- [GIVEN REQUEST]: Copy each line below exactly and leave the pictures out.

- [DATA LINES]:

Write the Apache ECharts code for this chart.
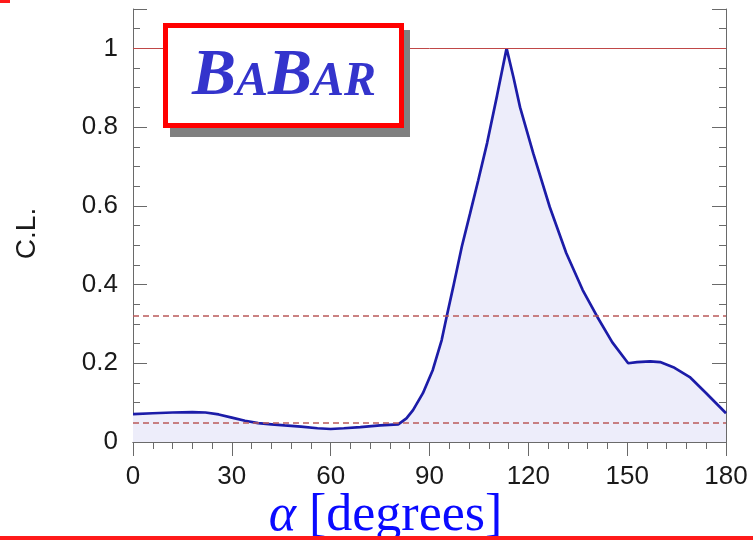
<!DOCTYPE html>
<html>
<head>
<meta charset="utf-8">
<script src="https://cdn.jsdelivr.net/npm/echarts@6/dist/echarts.min.js"></script>
<style>
  html, body { margin: 0; padding: 0; background: #ffffff; }
  #chart { width: 753px; height: 540px; }
</style>
</head>
<body>
<div id="chart"></div>
<script>
// ---- data ----
const alphaDeg = [0, 6, 12, 18, 22, 26, 30, 34, 38, 42, 46, 51, 56, 60, 64, 69, 75, 80.5,
                  83, 85, 88, 91, 93.7, 95.2, 97.2, 99.8, 102.3, 104.8, 107.5, 110.5, 113.4,
                  115.5, 117.5, 121.5, 126.5, 131.5, 136.5, 141, 145.5, 150.3,
                  153, 157, 160, 164, 169, 174, 180];
const confLevel = [0.071, 0.073, 0.075, 0.076, 0.075, 0.070, 0.062, 0.054, 0.048, 0.045, 0.042, 0.039, 0.035, 0.033, 0.035, 0.038, 0.042, 0.045,
                   0.060, 0.081, 0.124, 0.183, 0.259, 0.318, 0.394, 0.496, 0.58, 0.665, 0.76, 0.88, 1.0,
                   0.926, 0.85, 0.733, 0.597, 0.48, 0.386, 0.317, 0.253, 0.2,
                   0.203, 0.205, 0.203, 0.19, 0.165, 0.124, 0.073];
const xTickLabels = [0, 30, 60, 90, 120, 150, 180];
const yTickLabels = [0, 0.2, 0.4, 0.6, 0.8, 1];
const solidRef = [1.0];
const dashedRefs = [0.32, 0.046];
const xTitle = ' [degrees]';
const xSymbol = 'α';
const yTitle = 'C.L.';

const points = alphaDeg.map((a, i) => [a, confLevel[i]]);

const chart = echarts.init(document.getElementById('chart'), null, { renderer: 'canvas' });

const frameColor = '#6a6a6a';
const sans = '"Liberation Sans", Arial, sans-serif';
const serif = '"Liberation Serif", "Times New Roman", serif';

function xAxisBase(pos, showLabel) {
  return {
    type: 'value', position: pos, min: 0, max: 180, interval: 30,
    axisLine: { show: true, lineStyle: { color: frameColor, width: 1 } },
    axisTick: { show: true, inside: true, length: 14, lineStyle: { color: frameColor } },
    minorTick: { show: true, splitNumber: 5, length: 7, lineStyle: { color: frameColor } },
    splitLine: { show: false }, minorSplitLine: { show: false },
    axisLabel: {
      show: showLabel, margin: 22, fontSize: 26, color: '#1a1a1a', fontFamily: sans,
      formatter: v => xTickLabels.includes(v) ? String(v) : ''
    }
  };
}
function yAxisMajor(pos, showLabel) {
  return {
    type: 'value', position: pos, min: 0, max: 1.1, interval: 0.2,
    axisLine: { show: true, lineStyle: { color: frameColor, width: 1 } },
    axisTick: { show: true, inside: true, length: 14, lineStyle: { color: frameColor } },
    splitLine: { show: false },
    axisLabel: {
      show: showLabel, margin: 15, fontSize: 26, color: '#1a1a1a', fontFamily: sans,
      formatter: v => {
        const m = yTickLabels.find(t => Math.abs(t - v) < 1e-6);
        return m === undefined ? '' : String(m);
      }
    }
  };
}
function yAxisMinor(pos) {
  return {
    type: 'value', position: pos, min: 0, max: 1.1, interval: 0.05,
    axisLine: { show: false },
    axisTick: { show: true, inside: true, length: 7, lineStyle: { color: frameColor } },
    splitLine: { show: false },
    axisLabel: { show: false }
  };
}

const yLeft = yAxisMajor('left', true);
yLeft.name = yTitle;
yLeft.nameLocation = 'middle';
yLeft.nameGap = 92;
yLeft.nameMoveOverlap = false;
yLeft.nameTextStyle = { fontSize: 28, color: '#1a1a1a', fontFamily: sans, padding: [0, 16, 0, 0] };

const xBottom = xAxisBase('bottom', true);
xBottom.name = '{a|' + xSymbol + '}{b|' + xTitle + '}';
xBottom.nameLocation = 'middle';
xBottom.nameGap = 48;
xBottom.nameMoveOverlap = false;
xBottom.nameTextStyle = {
  padding: [0, 88, 0, 0],
  rich: {
    a: { fontSize: 52, fontStyle: 'italic', color: '#0a0aff', fontFamily: serif },
    b: { fontSize: 52, color: '#0a0aff', fontFamily: serif }
  }
};

const option = {
  animation: false,
  backgroundColor: '#ffffff',
  grid: { left: 133, right: 27, top: 9, bottom: 98, containLabel: false, outerBoundsMode: 'none' },
  xAxis: [xBottom, xAxisBase('top', false)],
  yAxis: [yLeft, yAxisMinor('left'), yAxisMajor('right', false), yAxisMinor('right')],
  series: [{
    type: 'line',
    xAxisIndex: 0, yAxisIndex: 0,
    data: points,
    showSymbol: false,
    smooth: false,
    lineStyle: { color: '#1c1ca8', width: 2.7 },
    areaStyle: { color: '#ededfa', opacity: 1 },
    z: 3,
    markLine: {
      silent: true,
      symbol: 'none',
      label: { show: false },
      data: [
        ...solidRef.map(v => ({ yAxis: v, lineStyle: { type: 'solid', color: '#c04848', width: 1 } })),
        ...dashedRefs.map(v => ({ yAxis: v, lineStyle: { type: [6, 4], color: '#bb5a5a', width: 1.5 } }))
      ]
    }
  }],
  graphic: [
    // slide decorations
    { type: 'rect', z: 200, shape: { x: 0, y: 536, width: 753, height: 4 }, style: { fill: '#ff1a1a' } },
    { type: 'rect', z: 200, shape: { x: 0, y: 0, width: 10, height: 3 }, style: { fill: '#ff1a1a' } },
    // BaBar logo
    { type: 'rect', z: 100, shape: { x: 170, y: 30, width: 240, height: 107 }, style: { fill: '#808080' } },
    { type: 'rect', z: 101, shape: { x: 165.5, y: 25.5, width: 236, height: 100 },
      style: { fill: '#ffffff', stroke: '#ff0000', lineWidth: 5 } },
    { type: 'text', z: 102, x: 284, y: 77,
      style: {
        text: '{b|B}{s|A}{b|B}{s|AR}',
        align: 'center', verticalAlign: 'middle',
        fill: '#3434cc',
        rich: {
          b: { fontSize: 66, fontStyle: 'italic', fontWeight: 'bold', fontFamily: serif, fill: '#3434cc', color: '#3434cc',
               verticalAlign: 'bottom', textShadowColor: '#b8b8b8', textShadowOffsetX: 3, textShadowOffsetY: 3 },
          s: { fontSize: 48, fontStyle: 'italic', fontWeight: 'bold', fontFamily: serif, fill: '#3434cc', color: '#3434cc',
               verticalAlign: 'bottom', padding: [0, 0, 3, 0], textShadowColor: '#b8b8b8', textShadowOffsetX: 3, textShadowOffsetY: 3 }
        }
      }
    }
  ]
};

chart.setOption(option);
</script>
</body>
</html>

- [THE ANSWER]:
Write the Apache ECharts code for this chart.
<!DOCTYPE html>
<html>
<head>
<meta charset="utf-8">
<script src="https://cdn.jsdelivr.net/npm/echarts@6/dist/echarts.min.js"></script>
<style>
  html, body { margin: 0; padding: 0; background: #ffffff; }
  #chart { width: 753px; height: 540px; }
</style>
</head>
<body>
<div id="chart"></div>
<script>
// ---- data ----
const alphaDeg = [0, 6, 12, 18, 22, 26, 30, 34, 38, 42, 46, 51, 56, 60, 64, 69, 75, 80.5,
                  83, 85, 88, 91, 93.7, 95.2, 97.2, 99.8, 102.3, 104.8, 107.5, 110.5, 113.4,
                  115.5, 117.5, 121.5, 126.5, 131.5, 136.5, 141, 145.5, 150.3,
                  153, 157, 160, 164, 169, 174, 180];
const confLevel = [0.071, 0.073, 0.075, 0.076, 0.075, 0.070, 0.062, 0.054, 0.048, 0.045, 0.042, 0.039, 0.035, 0.033, 0.035, 0.038, 0.042, 0.045,
                   0.060, 0.081, 0.124, 0.183, 0.259, 0.318, 0.394, 0.496, 0.58, 0.665, 0.76, 0.88, 1.0,
                   0.926, 0.85, 0.733, 0.597, 0.48, 0.386, 0.317, 0.253, 0.2,
                   0.203, 0.205, 0.203, 0.19, 0.165, 0.124, 0.073];
const xTickLabels = [0, 30, 60, 90, 120, 150, 180];
const yTickLabels = [0, 0.2, 0.4, 0.6, 0.8, 1];
const solidRef = [1.0];
const dashedRefs = [0.32, 0.046];
const xTitle = ' [degrees]';
const xSymbol = 'α';
const yTitle = 'C.L.';

const points = alphaDeg.map((a, i) => [a, confLevel[i]]);

const chart = echarts.init(document.getElementById('chart'), null, { renderer: 'canvas' });

const frameColor = '#6a6a6a';
const sans = '"Liberation Sans", Arial, sans-serif';
const serif = '"Liberation Serif", "Times New Roman", serif';

function xAxisBase(pos, showLabel) {
  return {
    type: 'value', position: pos, min: 0, max: 180, interval: 30,
    axisLine: { show: true, lineStyle: { color: frameColor, width: 1 } },
    axisTick: { show: true, inside: true, length: 14, lineStyle: { color: frameColor } },
    minorTick: { show: true, splitNumber: 5, length: 7, lineStyle: { color: frameColor } },
    splitLine: { show: false }, minorSplitLine: { show: false },
    axisLabel: {
      show: showLabel, margin: 22, fontSize: 26, color: '#1a1a1a', fontFamily: sans,
      formatter: v => xTickLabels.includes(v) ? String(v) : ''
    }
  };
}
function yAxisMajor(pos, showLabel) {
  return {
    type: 'value', position: pos, min: 0, max: 1.1, interval: 0.2,
    axisLine: { show: true, lineStyle: { color: frameColor, width: 1 } },
    axisTick: { show: true, inside: true, length: 14, lineStyle: { color: frameColor } },
    splitLine: { show: false },
    axisLabel: {
      show: showLabel, margin: 15, fontSize: 26, color: '#1a1a1a', fontFamily: sans,
      formatter: v => {
        const m = yTickLabels.find(t => Math.abs(t - v) < 1e-6);
        return m === undefined ? '' : String(m);
      }
    }
  };
}
function yAxisMinor(pos) {
  return {
    type: 'value', position: pos, min: 0, max: 1.1, interval: 0.05,
    axisLine: { show: false },
    axisTick: { show: true, inside: true, length: 7, lineStyle: { color: frameColor } },
    splitLine: { show: false },
    axisLabel: { show: false }
  };
}

const yLeft = yAxisMajor('left', true);
yLeft.name = yTitle;
yLeft.nameLocation = 'middle';
yLeft.nameGap = 92;
yLeft.nameMoveOverlap = false;
yLeft.nameTextStyle = { fontSize: 28, color: '#1a1a1a', fontFamily: sans, padding: [0, 16, 0, 0] };

const xBottom = xAxisBase('bottom', true);
xBottom.name = '{a|' + xSymbol + '}{b|' + xTitle + '}';
xBottom.nameLocation = 'middle';
xBottom.nameGap = 48;
xBottom.nameMoveOverlap = false;
xBottom.nameTextStyle = {
  padding: [0, 88, 0, 0],
  rich: {
    a: { fontSize: 52, fontStyle: 'italic', color: '#0a0aff', fontFamily: serif },
    b: { fontSize: 52, color: '#0a0aff', fontFamily: serif }
  }
};

const option = {
  animation: false,
  backgroundColor: '#ffffff',
  grid: { left: 133, right: 27, top: 9, bottom: 98, containLabel: false, outerBoundsMode: 'none' },
  xAxis: [xBottom, xAxisBase('top', false)],
  yAxis: [yLeft, yAxisMinor('left'), yAxisMajor('right', false), yAxisMinor('right')],
  series: [{
    type: 'line',
    xAxisIndex: 0, yAxisIndex: 0,
    data: points,
    showSymbol: false,
    smooth: false,
    lineStyle: { color: '#1c1ca8', width: 2.7 },
    areaStyle: { color: '#ededfa', opacity: 1 },
    z: 3,
    markLine: {
      silent: true,
      symbol: 'none',
      label: { show: false },
      data: [
        ...solidRef.map(v => ({ yAxis: v, lineStyle: { type: 'solid', color: '#c04848', width: 1 } })),
        ...dashedRefs.map(v => ({ yAxis: v, lineStyle: { type: [6, 4], color: '#bb5a5a', width: 1.5 } }))
      ]
    }
  }],
  graphic: [
    // slide decorations
    { type: 'rect', z: 200, shape: { x: 0, y: 536, width: 753, height: 4 }, style: { fill: '#ff1a1a' } },
    { type: 'rect', z: 200, shape: { x: 0, y: 0, width: 10, height: 3 }, style: { fill: '#ff1a1a' } },
    // BaBar logo
    { type: 'rect', z: 100, shape: { x: 170, y: 30, width: 240, height: 107 }, style: { fill: '#808080' } },
    { type: 'rect', z: 101, shape: { x: 165.5, y: 25.5, width: 236, height: 100 },
      style: { fill: '#ffffff', stroke: '#ff0000', lineWidth: 5 } },
    { type: 'text', z: 102, x: 284, y: 77,
      style: {
        text: '{b|B}{s|A}{b|B}{s|AR}',
        align: 'center', verticalAlign: 'middle',
        fill: '#3434cc',
        rich: {
          b: { fontSize: 66, fontStyle: 'italic', fontWeight: 'bold', fontFamily: serif, fill: '#3434cc', color: '#3434cc',
               verticalAlign: 'bottom', textShadowColor: '#b8b8b8', textShadowOffsetX: 3, textShadowOffsetY: 3 },
          s: { fontSize: 48, fontStyle: 'italic', fontWeight: 'bold', fontFamily: serif, fill: '#3434cc', color: '#3434cc',
               verticalAlign: 'bottom', padding: [0, 0, 3, 0], textShadowColor: '#b8b8b8', textShadowOffsetX: 3, textShadowOffsetY: 3 }
        }
      }
    }
  ]
};

chart.setOption(option);
</script>
</body>
</html>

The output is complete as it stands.